By incorporating a digital progress bar into training programs (through an app or web interface, typically) you can help employees visualize their progress and take ownership over their training. This is especially effective for employees who are participating in a program in which they need to pass a series of tests in order to advance. A progress bar shows them exactly how far they’ve come and gives them an idea of the importance and weight of future training modules.
Progress bars also allow employees to gauge how much additional training they have left, or how many modules they’ll need to complete to advance to the next level. Continued development programs can break training into smaller portions - each representing a level - in order to make each segment more manageable.
The benefits of a gamified employee training programs include faster onboarding times, greater retention of information by employees, and overall lower training costs.
By aligning incentives around information retention, and offering rewards for attaining higher scores, employees will be motivated to do more than simply pass their final tests. As employees become more engage in the program (possibly by competing against each other on public leaderboards) companies can shorten their programs to include less redundant information. This decreases onboarding time and saves money.

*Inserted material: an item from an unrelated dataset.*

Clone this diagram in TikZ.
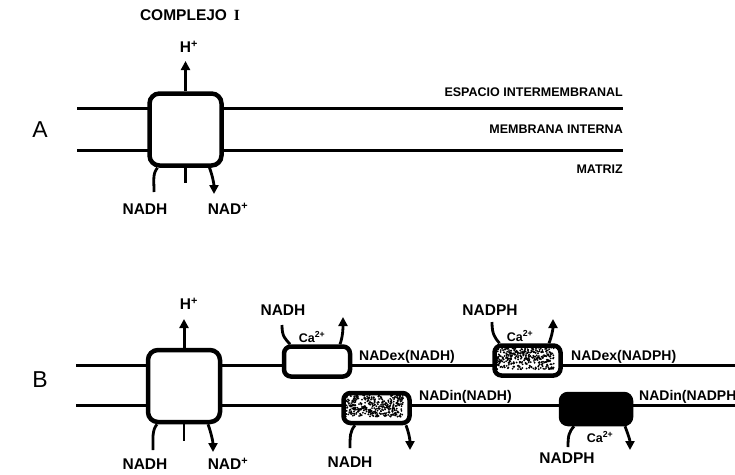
\documentclass[tikz,border=0pt]{standalone}
\usepackage{fontspec}
\setmainfont{Liberation Sans}
\newfontfamily\serif{Liberation Serif}
\usetikzlibrary{arrows.meta,positioning,calc}

\begin{document}
\begin{tikzpicture}[
  x=1pt,y=-1pt,
  >={Triangle[width=9pt,length=9pt]},
  memb/.style={line width=3pt},
  cplx/.style={draw,line width=4.5pt,rounded corners=10pt,fill=white,
    minimum width=72pt,minimum height=72pt,inner sep=0pt},
  carrier/.style={draw,line width=4.5pt,rounded corners=7pt,fill=white,
    minimum width=66pt,minimum height=30pt,inner sep=0pt},
  flux/.style={line width=2.8pt},
  big/.style={font=\bfseries\fontsize{15.5}{15.5}\selectfont,inner sep=0pt},
  tag/.style={font=\bfseries\fontsize{14}{14}\selectfont,inner sep=0pt,anchor=west},
  zone/.style={font=\bfseries\fontsize{12.5}{13}\selectfont,inner sep=0pt,anchor=east},
  ion/.style={font=\bfseries\fontsize{12.5}{12.5}\selectfont,inner sep=0pt},
  panel/.style={font=\fontsize{23}{23}\selectfont,inner sep=0pt}
]
  \useasboundingbox (0,0) rectangle (735,474);

  % panel A
  \node[panel] (pA) at (40,130) {A};
  \node[big] (title) at (190,15) {COMPLEJO \,{\serif I}};
  \draw[memb] (77,108) -- (623,108);
  \draw[memb] (77,150) -- (623,150);
  \node[zone] (esp) at (623,92) {ESPACIO INTERMEMBRANAL};
  \node[zone] (mem) at (623,129) {MEMBRANA INTERNA};
  \node[zone] (mat) at (623,169) {MATRIZ};

  \node[cplx] (c1) at (185.5,129.5) {};
  \node[big] (h1) at (189,47) {H\textsuperscript{+}};
  \node[big] (nadh1) at (145,209) {NADH};
  \node[big] (nad1) at (228,209) {NAD\textsuperscript{+}};
  \coordinate (c1-up) at (185.5,61);
  \coordinate (c1-in) at (154,192);
  \coordinate (c1-mid) at (185.5,183);
  \coordinate (c1-out) at (214,194);
  \draw[flux,line width=3pt,->] (c1.north) -- (c1-up);
  \draw[flux] (c1-in) .. controls +(0,-12) and +(-5,6) .. ([xshift=-28pt]c1.south);
  \draw[flux] (c1.south) -- (c1-mid);
  \draw[flux,->] ([xshift=24pt]c1.south) .. controls +(3,8) and +(0,-10) .. (c1-out);

  % panel B
  \node[panel] (pB) at (40,380) {B};
  \draw[memb] (76,365) -- (735,365);
  \draw[memb] (76,405) -- (735,405);

  \node[cplx] (c2) at (184,386) {};
  \node[big] (h2) at (189,304) {H\textsuperscript{+}};
  \node[big] (nadh2) at (145,464) {NADH};
  \node[big] (nad2) at (228,464) {NAD\textsuperscript{+}};
  \coordinate (c2-up) at (184,319);
  \coordinate (c2-in) at (153,450);
  \coordinate (c2-mid) at (184,441);
  \coordinate (c2-out) at (213,452);
  \draw[flux,line width=3pt,->] (c2.north) -- (c2-up);
  \draw[flux] (c2-in) .. controls +(0,-12) and +(-5,6) .. ([xshift=-27pt]c2.south);
  \draw[flux] (c2.south) -- (c2-mid);
  \draw[flux,->] ([xshift=24pt]c2.south) .. controls +(3,8) and +(0,-10) .. (c2-out);

  \node[carrier] (t1) at (317,361.5) {};
  \node[carrier,fill=white] (t2) at (527.5,360.5) {};
  \node[carrier,fill=white] (t3) at (376.5,408) {};
  \node[carrier,fill=black,minimum width=70pt] (t4) at (596,409) {};
  % stippled carriers
  \pgfmathsetseed{11}
  \foreach \b in {t2,t3}{
    \foreach \k in {1,...,380}
      \fill ($(\b.north west)+(4+rnd*58,4+rnd*22)$) circle (1);
  }

  \node[tag] (ex1) at (359,357) {NADex(NADH)};
  \node[tag] (ex2) at (571,357) {NADex(NADPH)};
  \node[tag] (in1) at (419,397) {NADin(NADH)};
  \node[tag] (in2) at (639,397) {NADin(NADPH};

  \node[big] (nadh3) at (283,310) {NADH};
  \node[ion] (ca1) at (312,337) {Ca\textsuperscript{2+}};
  \coordinate (t1-in) at (282,325);
  \coordinate (t1-out) at (343,317);
  \draw[flux] (t1-in) .. controls +(0,12) and +(-5,-6) .. ([xshift=-27pt]t1.north);
  \draw[flux,->] ([xshift=23pt]t1.north) .. controls +(3,-8) and +(0,10) .. (t1-out);

  \node[big] (nadph1) at (490,310) {NADPH};
  \node[ion] (ca2) at (520,336) {Ca\textsuperscript{2+}};
  \coordinate (t2-in) at (492,322);
  \coordinate (t2-out) at (553,319);
  \draw[flux] (t2-in) .. controls +(0,12) and +(-5,-6) .. ([xshift=-28pt]t2.north);
  \draw[flux,->] ([xshift=21.5pt]t2.north) .. controls +(3,-8) and +(0,10) .. (t2-out);

  \node[big] (nadh4) at (350,462) {NADH};
  \coordinate (t3-in) at (350,448);
  \coordinate (t3-out) at (410,450);
  \draw[flux] (t3-in) .. controls +(0,-12) and +(-5,6) .. ([xshift=-21.5pt]t3.south);
  \draw[flux,->] ([xshift=29.5pt]t3.south) .. controls +(3,8) and +(0,-10) .. (t3-out);

  \node[big] (nadph2) at (567,458) {NADPH};
  \node[ion] (ca3) at (600,437) {Ca\textsuperscript{2+}};
  \coordinate (t4-in) at (568,447);
  \coordinate (t4-out) at (630,450);
  \draw[flux] (t4-in) .. controls +(0,-12) and +(-5,6) .. ([xshift=-22pt]t4.south);
  \draw[flux,->] ([xshift=29pt]t4.south) .. controls +(3,8) and +(0,-10) .. (t4-out);
\end{tikzpicture}
\end{document}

Similarly, employees often need extra incentive to pursue continued development courses (or update their skillset) once they’re inside the company. These type of courses often feel like additional, unpaid work, so it’s important to make them as engaging as possible. Setting up a month-long competition among executives, for instance, with weekly updates on each person’s progress, can spur rivalry and help the company.
Deloitte recently wanted to improve the efficiency of their executive training program, the Deloitte Leadership Academy. In particular, they wanted to provide incentive for consultants to use the service on weekends, or after work, to learn new skills and further their company and client knowledge. In order to do this, Deloitte needed to make the Leadership Academy a fun experience. They turned towards gamification, and contracted Badgeville to accomplish this mission.
Badgeville added instant-feedback mechanisms to the existing Leadership Academy program using points, badges, and an online “reputation” metric that allowed the consultants to easily compare their progress against their coworkers and friends. They also created specific “pathways” which served as virtual progress bars.
Using these fairly simply tools, Deloitte realized a 47 percent higher daily return rate for users, and saw a jump of 36 percent in weekly information retention rates. Not only were their employees using the program more often, but they were better engaged and absorbing more information. Perhaps the best result was a 50 percent reduction in course completion time. This efficiency truly shows the power of the right incentives to drive employees to continued professional growth.